**Task objective**
Everything from the first line down to the line containing "minimum width=59pt] (kG)" is to be retyped exactly, both ends included, with pictures left out.

**Provided data**
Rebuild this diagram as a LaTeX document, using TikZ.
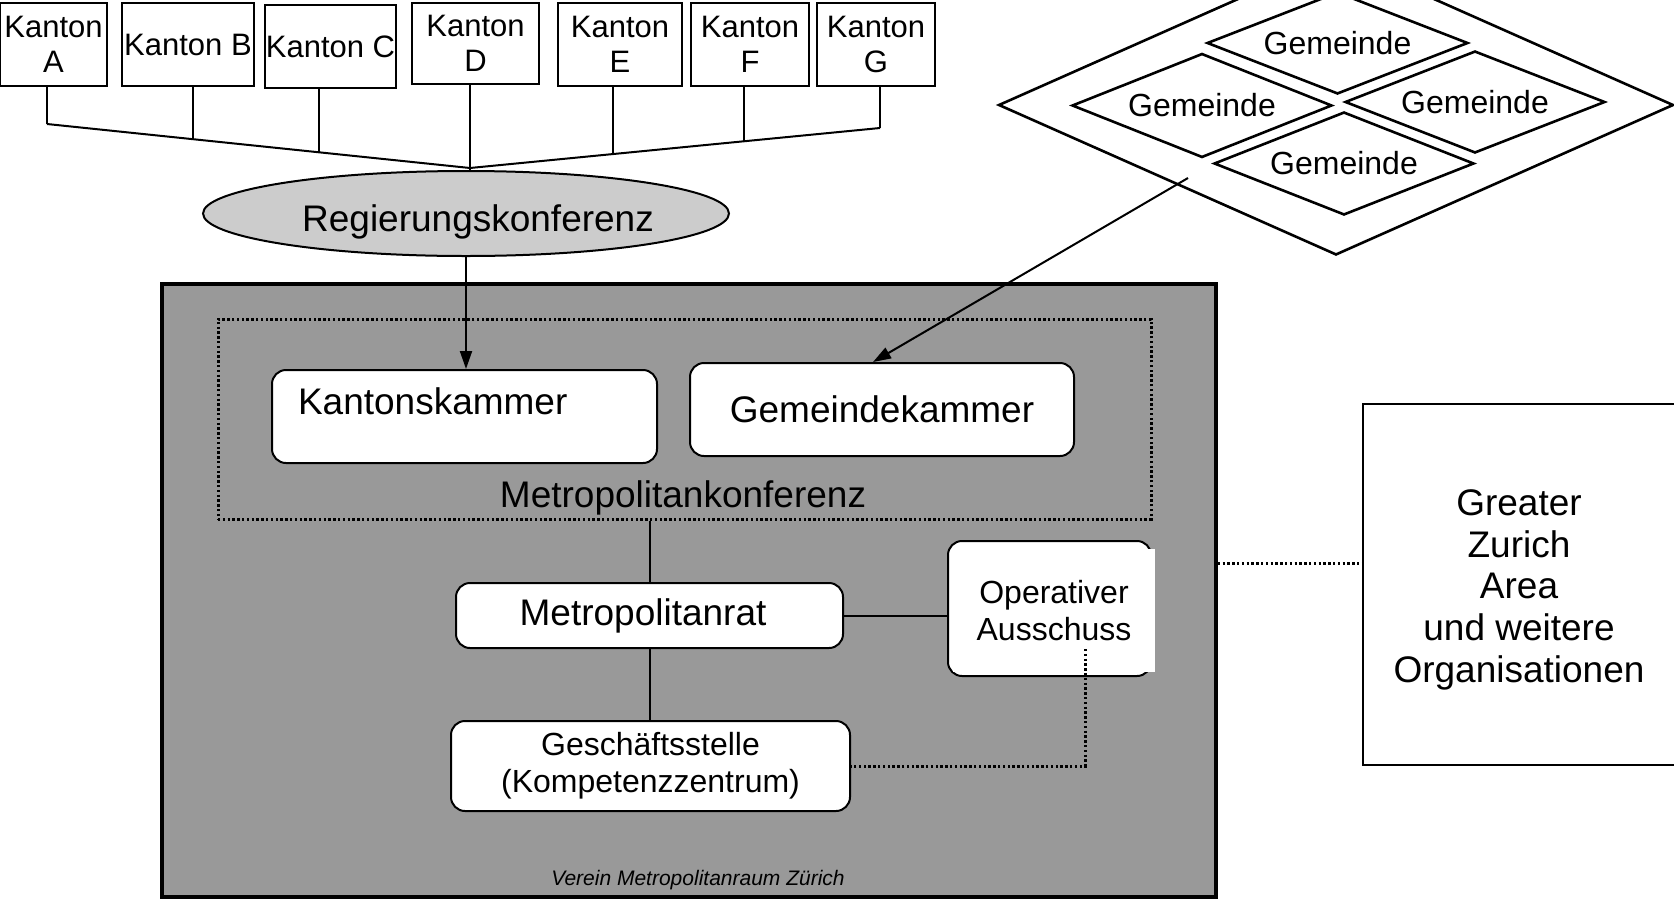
\documentclass[tikz,border=0pt]{standalone}
\usepackage{fontspec}
\setmainfont{Liberation Sans}
\usetikzlibrary{shapes.geometric,arrows.meta,calc}
\definecolor{boxgray}{RGB}{153,153,153}
\definecolor{ellgray}{RGB}{204,204,204}
\begin{document}
\begin{tikzpicture}[x=0.5pt,y=-0.5pt,
  line width=1pt,
  kbox/.style={draw, fill=white, inner sep=0pt, align=center, minimum height=41.5pt, font=\fontsize{15.5}{17.5}\selectfont},
  rbox/.style={draw, fill=white, rounded corners=7pt, inner sep=0pt, align=center},
  big/.style={font=\fontsize{18.5}{20.8}\selectfont},
  mid/.style={font=\fontsize{16}{18.6}\selectfont},
  gem/.style={draw, diamond, aspect=2.5, inner sep=0pt, line width=1.3pt, mid},
  dotline/.style={line width=1.5pt, dash pattern=on 1.2pt off 1.2pt},
  arr/.style={-{Triangle[length=9pt,width=6pt]}},
]
\useasboundingbox (0,0) rectangle (1674,900);

% big grey association box
\node[draw, fill=boxgray, line width=1.8pt, minimum width=527pt, minimum height=306.5pt, inner sep=0pt] (verein) at (689,590.5) {};
\node[draw, dotline, minimum width=466.5pt, minimum height=100pt, inner sep=0pt] (konf) at (684.5,419) {};
\node[big, inner sep=0pt] (konflbl) at (683,498) {Metropolitankonferenz};

% Kantone
\node[kbox, minimum width=53.5pt] (kA) at (53.5,44.5) {Kanton\\A};
\node[kbox, minimum width=66pt] (kB) at (188,44.5) {Kanton B};
\node[kbox, minimum width=65.5pt] (kC) at (330.5,46.5) {Kanton C};
\node[kbox, minimum width=63.5pt, minimum height=40.5pt] (kD) at (475.5,43.5) {Kanton\\D};
\node[kbox, minimum width=62pt] (kE) at (620,44.5) {Kanton\\E};
\node[kbox, minimum width=59pt] (kF) at (750,44.5) {Kanton\\F};
\node[kbox, minimum width=59pt] (kG) at (876,44.5) {Kanton\\G};

\node[draw, ellipse, fill=ellgray, inner sep=0pt, minimum width=263pt, minimum height=42.5pt,
  label={[big, inner sep=0pt, xshift=6pt, yshift=-4.3pt]center:Regierungskonferenz}] (reg) at (466,213.5) {};

\coordinate (LA) at (47,124);
\coordinate (J) at (470,168);
\coordinate (RG) at (880,128);
\coordinate (pB) at ($(LA)!0.345!(J)$);
\coordinate (pC) at ($(LA)!0.643!(J)$);
\coordinate (pE) at ($(J)!0.349!(RG)$);
\coordinate (pF) at ($(J)!0.668!(RG)$);
\draw (LA) -- (J) -- (RG);
\draw (LA |- kA.south) -- (LA);
\draw (pB |- kB.south) -- (pB);
\draw (pC |- kC.south) -- (pC);
\draw (J |- kD.south) -- (J |- reg.north);
\draw (pE |- kE.south) -- (pE);
\draw (pF |- kF.south) -- (pF);
\draw (RG |- kG.south) -- (RG);

% Gemeinden
\node[draw, diamond, inner sep=0pt, line width=1.3pt, minimum width=337.5pt, minimum height=150pt] (region) at (1336,105) {};
\node[gem, minimum width=130.5pt, minimum height=51pt] (gT) at (1337.5,43) {Gemeinde};
\node[gem, minimum width=130pt, minimum height=52pt] (gL) at (1202,105.5) {Gemeinde};
\node[gem, minimum width=130pt, minimum height=51pt] (gR) at (1475,102) {Gemeinde};
\node[gem, minimum width=130pt, minimum height=51.5pt] (gB) at (1344,163.5) {Gemeinde};

% inner boxes
\node[rbox, minimum width=192.5pt, minimum height=46.5pt,
  label={[big, inner sep=0pt, anchor=west, xshift=13pt, yshift=7.75pt]west:Kantonskammer}] (kk) at (464.5,416.5) {};
\node[rbox, minimum width=192pt, minimum height=46.5pt, big] (gk) at (882,409.5) {Gemeindekammer};
\node[rbox, minimum width=193.5pt, minimum height=32.5pt,
  label={[big, inner sep=0pt, xshift=-3.25pt]center:Metropolitanrat}] (mr) at (649.5,615.5) {};
\node[rbox, minimum width=101.5pt, minimum height=67.5pt] (opa) at (1049.5,608.5) {};
\node[fill=white, inner sep=0pt, minimum width=101pt, minimum height=61.5pt, align=center, mid] (opat) at (1054,610.5) {Operativer\\Ausschuss};
\node[rbox, minimum width=199.5pt, minimum height=45pt, mid] (gs) at (650.5,766) {Geschäftsstelle\\(Kompetenzzentrum)};
\node[font=\fontsize{10.5}{12}\selectfont\itshape, inner sep=0pt] (vlbl) at (698,880) {Verein Metropolitanraum Zürich};

\node[draw, inner sep=0pt, minimum width=156pt, minimum height=180.5pt,
  label={[big, align=center, inner sep=0pt, yshift=-2.7pt]center:Greater\\Zurich\\Area\\und weitere\\Organisationen}] (gza) at (1519,584.5) {};

% connectors
\draw[arr] (reg.south) -- (reg.south |- kk.north);
\coordinate (g0) at (1188,178);
\draw[arr] (g0) -- ([xshift=-4.5pt]gk.north);
\draw (mr.north |- konf.south) -- (mr.north);
\draw (mr.south) -- (mr.south |- gs.north);
\draw (mr.east) -- (mr.east -| opa.west);
\coordinate (d0) at (1085,649);
\draw[dotline] (d0) |- (gs.east);
\coordinate (vE) at ($(verein.east)+(0,-27.5)$);
\draw[dotline] (vE) -- (vE -| gza.west);
\end{tikzpicture}
\end{document}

**Task response**
Rebuild this diagram as a LaTeX document, using TikZ.
\documentclass[tikz,border=0pt]{standalone}
\usepackage{fontspec}
\setmainfont{Liberation Sans}
\usetikzlibrary{shapes.geometric,arrows.meta,calc}
\definecolor{boxgray}{RGB}{153,153,153}
\definecolor{ellgray}{RGB}{204,204,204}
\begin{document}
\begin{tikzpicture}[x=0.5pt,y=-0.5pt,
  line width=1pt,
  kbox/.style={draw, fill=white, inner sep=0pt, align=center, minimum height=41.5pt, font=\fontsize{15.5}{17.5}\selectfont},
  rbox/.style={draw, fill=white, rounded corners=7pt, inner sep=0pt, align=center},
  big/.style={font=\fontsize{18.5}{20.8}\selectfont},
  mid/.style={font=\fontsize{16}{18.6}\selectfont},
  gem/.style={draw, diamond, aspect=2.5, inner sep=0pt, line width=1.3pt, mid},
  dotline/.style={line width=1.5pt, dash pattern=on 1.2pt off 1.2pt},
  arr/.style={-{Triangle[length=9pt,width=6pt]}},
]
\useasboundingbox (0,0) rectangle (1674,900);

% big grey association box
\node[draw, fill=boxgray, line width=1.8pt, minimum width=527pt, minimum height=306.5pt, inner sep=0pt] (verein) at (689,590.5) {};
\node[draw, dotline, minimum width=466.5pt, minimum height=100pt, inner sep=0pt] (konf) at (684.5,419) {};
\node[big, inner sep=0pt] (konflbl) at (683,498) {Metropolitankonferenz};

% Kantone
\node[kbox, minimum width=53.5pt] (kA) at (53.5,44.5) {Kanton\\A};
\node[kbox, minimum width=66pt] (kB) at (188,44.5) {Kanton B};
\node[kbox, minimum width=65.5pt] (kC) at (330.5,46.5) {Kanton C};
\node[kbox, minimum width=63.5pt, minimum height=40.5pt] (kD) at (475.5,43.5) {Kanton\\D};
\node[kbox, minimum width=62pt] (kE) at (620,44.5) {Kanton\\E};
\node[kbox, minimum width=59pt] (kF) at (750,44.5) {Kanton\\F};
\node[kbox, minimum width=59pt] (kG) at (876,44.5) {Kanton\\G};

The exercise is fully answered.